Architectural practice is in for a Change. At least, to gauge from the room filled with about 300 intent expressions of architects, owners, constructors, and building product suppliers and manufacturers this week in San Francisco gathered at the UCSF Mission Bay Conference Center. That word, “Change,” formed the title of the conference, sponsored by AIACC and McGraw-Hill Construction (that’s us, if you didn’t recognize the name.)
How are we changing? According to the participants, we are headed toward Integrated Project Delivery—a lofty sounding title, but an appropriate one. In fact, as Chet Widom, FAIA, suggested to me from the floor of the gathering, it really isn’t about Integrated Practice as much as project delivery. IPD (ready for a new acronym so close to IDP—really?) recognizes that the current system of design-bid-build is grossly inefficient, actually broken in a sense, and in need of streamlining. I readily agree there. Owners are demanding more and more in less and less time. How can we possibly do more than we’re doing?
Well, new software helps. BIM (Building Information Modeling) is absolutely necessary, according to Kimon Onouma, AIA, who has been an advocate and practitioner (and winning awards in the process).

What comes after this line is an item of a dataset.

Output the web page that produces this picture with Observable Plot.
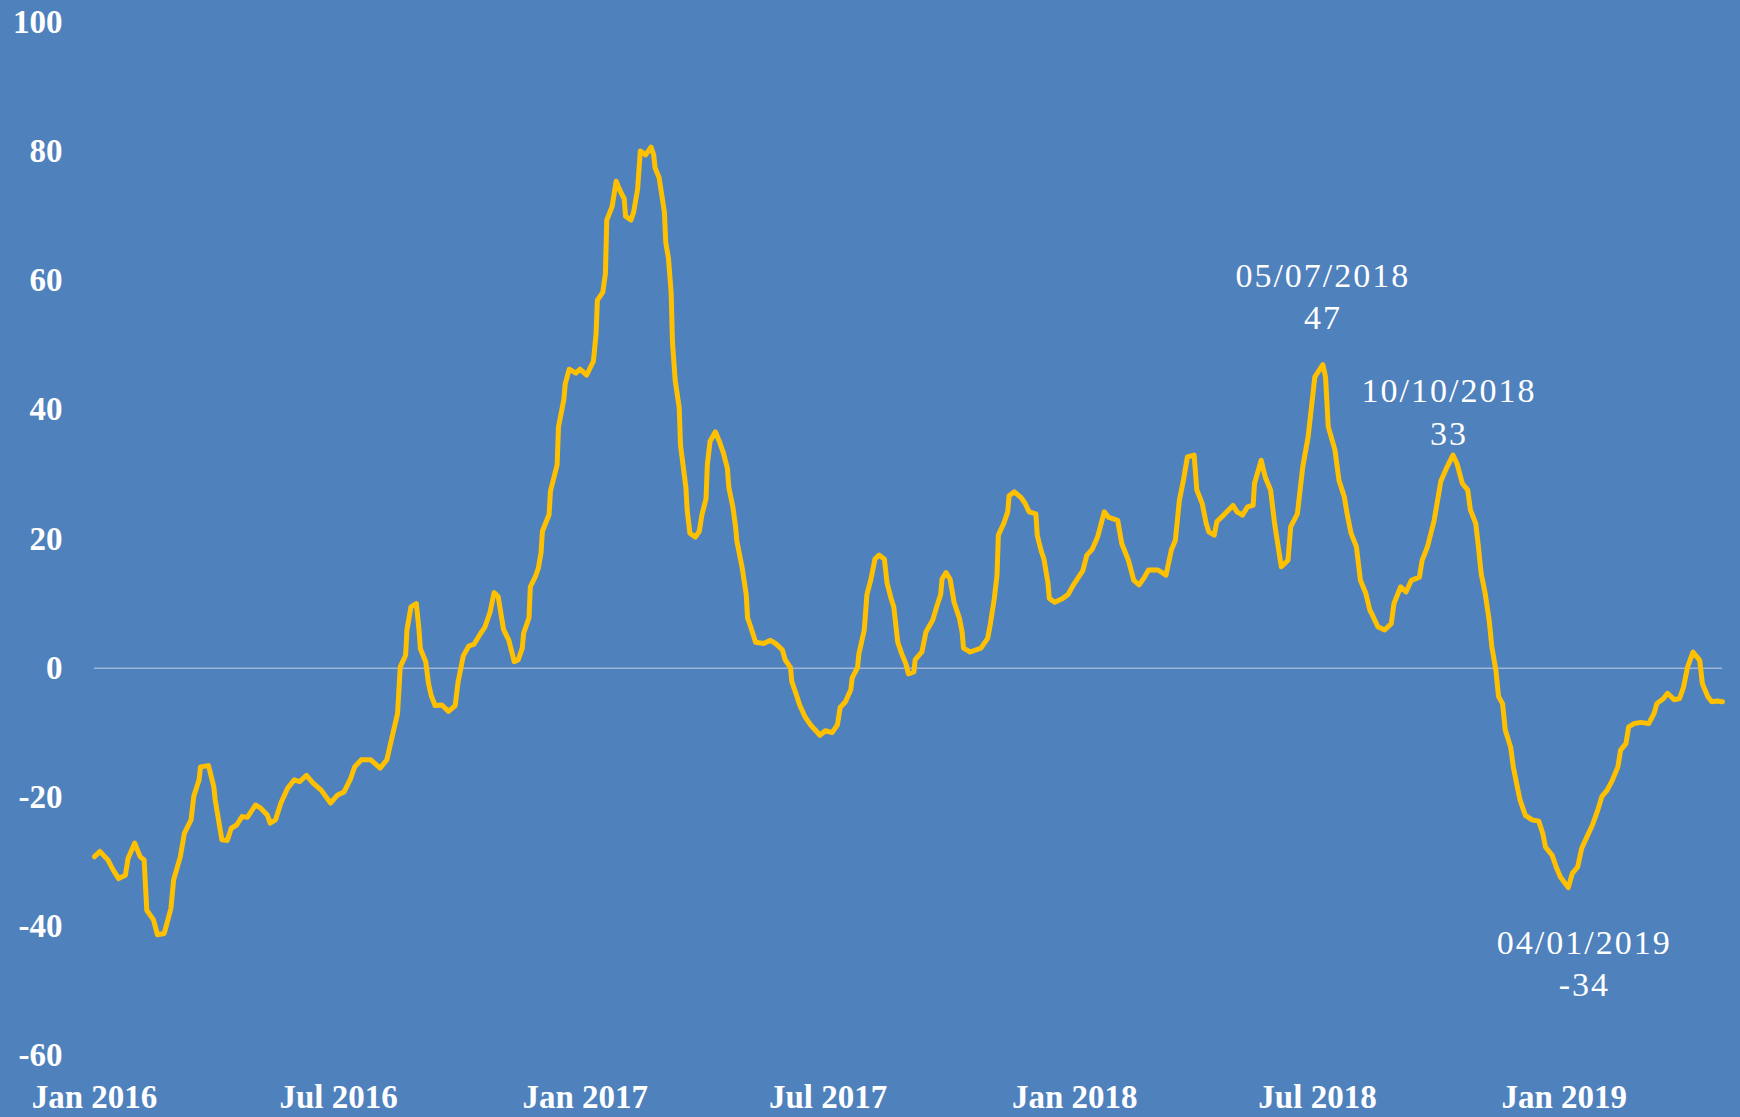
<!DOCTYPE html>
<html>
<head>
<meta charset="utf-8">
<script src="https://cdn.jsdelivr.net/npm/d3@7"></script>
<script src="https://cdn.jsdelivr.net/npm/@observablehq/plot@0.6"></script>
<style>
  html, body { margin: 0; padding: 0; background: #4f81bd; }
  #chart svg { display: block; }
  .ann text { letter-spacing: 2px; }
</style>
</head>
<body>
<div id="chart"></div>
<script>
const dates = [
"2016-01-01","2016-01-05","2016-01-11","2016-01-15","2016-01-19","2016-01-24","2016-01-26","2016-01-31",
"2016-02-04","2016-02-07","2016-02-09","2016-02-14","2016-02-17","2016-02-22","2016-02-27","2016-02-29",
"2016-03-05","2016-03-08","2016-03-13","2016-03-15","2016-03-19","2016-03-20","2016-03-26","2016-03-30","2016-03-31",
"2016-04-05","2016-04-09","2016-04-12","2016-04-16","2016-04-20","2016-04-24","2016-04-30",
"2016-05-04","2016-05-09","2016-05-11","2016-05-15","2016-05-19","2016-05-24","2016-05-29",
"2016-06-02","2016-06-07","2016-06-12","2016-06-18","2016-06-25","2016-06-30",
"2016-07-05","2016-07-10","2016-07-13","2016-07-18","2016-07-25",
"2016-08-01","2016-08-06","2016-08-10","2016-08-14","2016-08-16","2016-08-20","2016-08-21","2016-08-24","2016-08-28","2016-08-30","2016-08-31",
"2016-09-04","2016-09-06","2016-09-08","2016-09-11","2016-09-16","2016-09-21","2016-09-26","2016-09-28",
"2016-10-02","2016-10-06","2016-10-10","2016-10-15","2016-10-18","2016-10-22","2016-10-25","2016-10-28",
"2016-11-01","2016-11-05","2016-11-09","2016-11-12","2016-11-15","2016-11-16","2016-11-20","2016-11-21","2016-11-25","2016-11-27","2016-11-29","2016-11-30",
"2016-12-05","2016-12-06","2016-12-11","2016-12-12","2016-12-16","2016-12-17","2016-12-20","2016-12-25","2016-12-28",
"2017-01-02","2017-01-07","2017-01-09","2017-01-10","2017-01-14","2017-01-16","2017-01-17","2017-01-21","2017-01-24","2017-01-27","2017-01-30","2017-01-31",
"2017-02-04","2017-02-06","2017-02-09","2017-02-11","2017-02-15","2017-02-19","2017-02-21","2017-02-22","2017-02-25",
"2017-03-01","2017-03-02","2017-03-04","2017-03-06","2017-03-07","2017-03-09","2017-03-12","2017-03-13","2017-03-17","2017-03-18","2017-03-20","2017-03-24","2017-03-27","2017-03-29",
"2017-04-01","2017-04-02","2017-04-04","2017-04-08","2017-04-11","2017-04-14","2017-04-17","2017-04-18","2017-04-21","2017-04-23","2017-04-24","2017-04-28",
"2017-05-01","2017-05-02","2017-05-04","2017-05-08","2017-05-14","2017-05-19","2017-05-23","2017-05-28","2017-05-30",
"2017-06-03","2017-06-04","2017-06-07","2017-06-10","2017-06-14","2017-06-18","2017-06-22","2017-06-25","2017-06-29",
"2017-07-04","2017-07-08","2017-07-10","2017-07-14","2017-07-18","2017-07-19","2017-07-23","2017-07-24","2017-07-28","2017-07-30",
"2017-08-02","2017-08-05","2017-08-08","2017-08-12","2017-08-14","2017-08-17","2017-08-19","2017-08-22","2017-08-25","2017-08-28","2017-08-30",
"2017-09-03","2017-09-04","2017-09-09","2017-09-12","2017-09-17","2017-09-20","2017-09-23","2017-09-24","2017-09-27","2017-09-30",
"2017-10-03","2017-10-07","2017-10-09","2017-10-10","2017-10-15","2017-10-23","2017-10-28","2017-10-30",
"2017-11-02","2017-11-04","2017-11-05","2017-11-09","2017-11-12","2017-11-13","2017-11-17","2017-11-22","2017-11-25","2017-11-28",
"2017-12-03","2017-12-04","2017-12-07","2017-12-09","2017-12-12","2017-12-13","2017-12-17","2017-12-23","2017-12-27","2017-12-31",
"2018-01-07","2018-01-10","2018-01-14","2018-01-18","2018-01-23","2018-01-26",
"2018-02-02","2018-02-05","2018-02-10","2018-02-14","2018-02-18","2018-02-22","2018-02-25",
"2018-03-04","2018-03-10","2018-03-14","2018-03-17","2018-03-20","2018-03-23","2018-03-26","2018-03-31",
"2018-04-02","2018-04-06","2018-04-09","2018-04-11","2018-04-15","2018-04-17","2018-04-22","2018-04-29",
"2018-05-02","2018-05-06","2018-05-10","2018-05-14","2018-05-15","2018-05-20","2018-05-23","2018-05-27","2018-05-30",
"2018-06-04","2018-06-09","2018-06-11","2018-06-16","2018-06-20","2018-06-24","2018-06-29",
"2018-07-05","2018-07-07","2018-07-09","2018-07-14","2018-07-17","2018-07-21","2018-07-23","2018-07-26","2018-07-30",
"2018-08-02","2018-08-06","2018-08-09","2018-08-11","2018-08-15","2018-08-20","2018-08-25","2018-08-27",
"2018-09-01","2018-09-05","2018-09-09","2018-09-15","2018-09-17","2018-09-21","2018-09-26",
"2018-10-01","2018-10-05","2018-10-10","2018-10-13","2018-10-17","2018-10-21","2018-10-23","2018-10-27","2018-10-29","2018-10-31",
"2018-11-03","2018-11-06","2018-11-08","2018-11-11","2018-11-13","2018-11-16","2018-11-18","2018-11-22","2018-11-24","2018-11-27","2018-11-29",
"2018-12-03","2018-12-08","2018-12-13","2018-12-16","2018-12-18","2018-12-23","2018-12-26","2018-12-29",
"2019-01-04","2019-01-07","2019-01-11","2019-01-14","2019-01-18","2019-01-22","2019-01-26","2019-01-29",
"2019-02-02","2019-02-06","2019-02-10","2019-02-12","2019-02-16","2019-02-18","2019-02-22","2019-02-27",
"2019-03-05","2019-03-09","2019-03-11","2019-03-16","2019-03-19","2019-03-24","2019-03-28","2019-03-31",
"2019-04-03","2019-04-07","2019-04-12","2019-04-14","2019-04-18","2019-04-21","2019-04-25","2019-04-29"
];
const values = [
-29.2,-28.4,-29.7,-31.3,-32.6,-32.1,-29.5,-27.1,
-29.2,-29.7,-37.5,-39.0,-41.3,-41.1,-37.2,-32.8,
-29.2,-25.6,-23.5,-19.9,-17.3,-15.3,-15.1,-18.4,-20.4,
-26.6,-26.7,-24.8,-24.3,-23.0,-23.1,-21.2,
-21.7,-22.8,-24.0,-23.5,-20.9,-18.6,-17.3,
-17.6,-16.6,-17.8,-18.9,-20.9,-19.7,
-19.2,-17.1,-15.3,-14.2,-14.2,
-15.5,-14.2,-10.6,-7.0,0.2,2.0,5.9,9.5,10.0,5.9,3.0,
1.0,-2.3,-4.2,-5.8,-5.7,-6.7,-5.8,-2.3,
1.9,3.4,3.7,5.4,6.3,8.7,11.7,11.1,
6.0,4.3,1.0,1.3,3.1,5.4,7.8,12.6,14.3,15.5,17.9,21.2,
23.8,27.4,31.5,37.4,41.6,44.0,46.3,45.7,46.3,
45.4,47.5,51.7,57.0,58.2,61.1,69.4,71.5,75.4,73.9,72.7,70.0,
69.4,70.6,74.2,80.1,79.5,80.7,79.5,77.5,76.0,
70.6,65.9,63.5,58.2,50.5,44.6,40.4,34.5,28.0,24.4,20.9,20.3,21.2,23.8,
26.2,31.5,35.1,36.6,35.1,33.3,30.9,28.0,25.0,22.0,19.7,15.5,
11.4,7.8,6.6,4.0,3.8,4.3,3.8,2.8,1.3,
0.1,-2.1,-3.9,-5.8,-7.6,-8.8,-9.7,-10.4,-9.7,
-10.0,-8.8,-6.1,-5.2,-3.3,-1.5,0.1,2.2,5.9,11.4,
13.8,16.9,17.5,16.9,13.2,10.8,9.5,4.0,2.2,0.7,-0.9,
-0.6,1.3,2.5,5.6,7.4,9.5,11.4,13.8,14.8,13.8,
10.2,7.7,5.6,3.1,2.5,3.1,4.6,6.8,
10.8,14.4,20.6,22.4,24.2,26.7,27.3,26.4,25.5,24.2,
23.9,20.6,18.1,16.9,13.2,10.8,10.2,10.8,11.4,12.9,
15.1,17.5,18.4,20.3,24.2,23.4,
22.9,19.3,16.7,13.6,12.9,14.1,15.2,
15.2,14.4,18.3,19.8,26.0,29.1,32.7,33.0,
27.6,25.5,22.4,21.1,20.6,22.7,23.7,25.2,
24.2,23.7,25.0,25.2,28.6,32.2,29.6,27.6,22.4,
15.7,16.7,21.9,23.9,31.2,35.8,45.1,
47.0,45.1,37.4,33.8,29.1,26.5,24.0,20.9,18.8,
13.6,11.6,9.0,8.2,6.4,5.9,6.9,10.0,
12.6,11.8,13.6,14.1,16.7,18.8,22.9,
29.0,30.9,33.0,31.7,28.6,27.6,24.5,22.4,18.8,14.7,
11.6,7.4,3.3,-0.3,-4.4,-5.5,-9.6,-12.2,-15.3,-18.4,-20.4,
-22.8,-23.5,-23.7,-25.6,-27.7,-29.0,-30.8,-32.3,
-34.0,-31.8,-30.8,-27.9,-26.1,-24.3,-22.0,-19.9,
-18.9,-17.3,-15.3,-12.7,-11.7,-9.1,-8.6,-8.4,
-8.6,-7.0,-5.5,-4.7,-3.9,-4.9,-4.7,-2.9,
0.2,2.5,1.2,-2.4,-4.4,-5.2,-5.1,-5.2
];

const xTickDates = ["2016-01-01","2016-07-01","2017-01-01","2017-07-01","2018-01-01","2018-07-01","2019-01-01"];
const xTickLabels = ["Jan 2016","Jul 2016","Jan 2017","Jul 2017","Jan 2018","Jul 2018","Jan 2019"];
const yTicks = [-60, -40, -20, 0, 20, 40, 60, 80, 100];
const annDates = ["2018-07-05","2018-10-10","2019-01-04"];
const annValues = [47, 33, -34];

const parse = d3.utcParse("%Y-%m-%d");
const fmtDate = d3.utcFormat("%d/%m/%Y");
const series = dates.map((d, i) => ({date: parse(d), value: values[i]}));
const ann = annDates.map((d, i) => ({date: parse(d), value: annValues[i], label: fmtDate(parse(d)) + "\n" + annValues[i]}));
const tickDates = xTickDates.map(parse);
const tickLabelOf = new Map(tickDates.map((d, i) => [+d, xTickLabels[i]]));

const tickFont = {fontFamily: "'Liberation Serif', 'Times New Roman', serif", fontSize: 33, fontWeight: "bold"};
const annFont = {fontFamily: "'Liberation Serif', 'Times New Roman', serif", fontSize: 34, lineHeight: 1.24, fill: "#ffffff", className: "ann"};

const chart = Plot.plot({
  width: 1740,
  height: 1117,
  marginLeft: 94,
  marginRight: 18,
  marginTop: 22,
  marginBottom: 62,
  style: {background: "#4f81bd", color: "#ffffff", fontFamily: "'Liberation Serif', serif", fontSize: "33px", overflow: "visible"},
  x: {type: "utc", domain: [parse("2016-01-01"), parse("2019-04-29")]},
  y: {domain: [-60, 100]},
  marks: [
    Plot.ruleY([0], {stroke: "#9fb5d8", strokeWidth: 1.5}),
    Plot.axisY({ticks: yTicks, tickSize: 0, tickPadding: 32, label: null, tickFormat: d => String(d), ...tickFont}),
    Plot.axisX({ticks: tickDates, tickSize: 0, tickPadding: 29, label: null, tickFormat: d => tickLabelOf.get(+d), ...tickFont}),
    Plot.line(series, {x: "date", y: "value", stroke: "#ffc000", strokeWidth: 5, strokeLinejoin: "round", strokeLinecap: "round"}),
    Plot.text([ann[0]], {x: "date", y: "value", text: "label", dy: -70, ...annFont}),
    Plot.text([ann[1]], {x: "date", y: "value", text: "label", dy: -45, dx: -4, ...annFont}),
    Plot.text([ann[2]], {x: "date", y: "value", text: "label", dy: 74, dx: 16, ...annFont})
  ]
});
document.getElementById("chart").appendChild(chart);
</script>
</body>
</html>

He underscores that using BIM, all participants can see a 3-dimensional project in real time—a critical necessity of this new IPD. So does a new way of organizing teams into a modified design-build model to include all stakeholders, particularly the owner and contractor.
Architects then become leaders and communicators, orchestrating an effort that results in more decisions made up front, and simultaneously, as opposed to our traditional system. We all know that construction has been sequential, from idea to contract to construction, and here, the linear process collapses, with multiple decisions made from project inception.
Sounds a bit conceptual, but some are already succeeding at the job. I flew back from the gathering with a head filled with ideas, and the subject was change.